Now that Centene Corporation has announced that they will build their new 750,000 S.F. headquarters Downtown at Ballpark Village, what will become of Forsyth & Hanley? Opened on September 21st, 1951, The building known most recently as Library Limited (the bookstore I miss terribly) by Harris Armstrong was built as the first suburban branch of Scruggs Vandervoort Barney Department Store. Photo above from the Mercantile Library Collection.
"Since the automobile has become such a powerful source toward decentralization throughout the country, we feel that the beginning of Vandervoort's suburban store, as part of our modernization and expansion program, is a particularly appropriate feature of our centennial year, which begins a new century for us." These were the words of Frank M. Mayfield, president of Scruggs Vandervoort Barney, Inc. about their new store in Clayton.

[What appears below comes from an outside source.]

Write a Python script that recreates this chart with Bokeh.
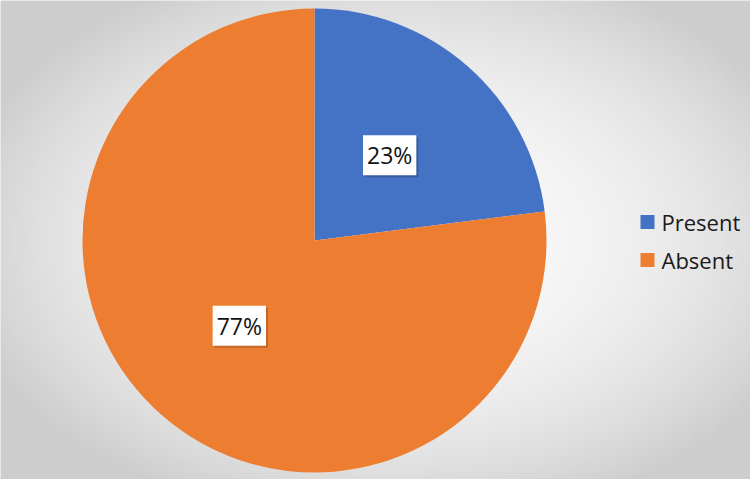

Ironically sales at the Clayton branch were so strong that it sucked the life out of their Downtown store that was housed in the Century and Syndicate Trust Buildings. The resulting losses eventually led to the closure of both the Downtown and Clayton stores in 1967.
Before the announcement Sunday of Centene's move Downtown, this sign foretold the buildings doom. Just over 56 years from the day of its opening, the building that was built out of the idea of moving to the suburbs may have been saved (for the moment) by a reversal of the very trend from which it was built.
Reduced to "Bldg. B". The original canopy extending out to Forsyth was removed years ago by a former owner. Architecturally though, most of the building's features are intact, including the cantilevered sun screen below and the tightly strung awnings that stretch from the parking garage to the rear entrance doors.
The only problem is that Centene overpaid for the building to the tune of $12 million on the assumption that this cost would be absorbed into the total development cost of the site. Now either Centene has to take a loss on the building, or someone will pay that much for the site with the same thought that the cost will be justified by the redevelopment of the site. Time will tell if someone has the creativity to develop something on the parking garage portion of the site and preserve Harris Armstrong's Forsyth legacy. With Mehlman's proposed development just east, the building (and Forsyth in between) could be poised once again to become a great retail destination.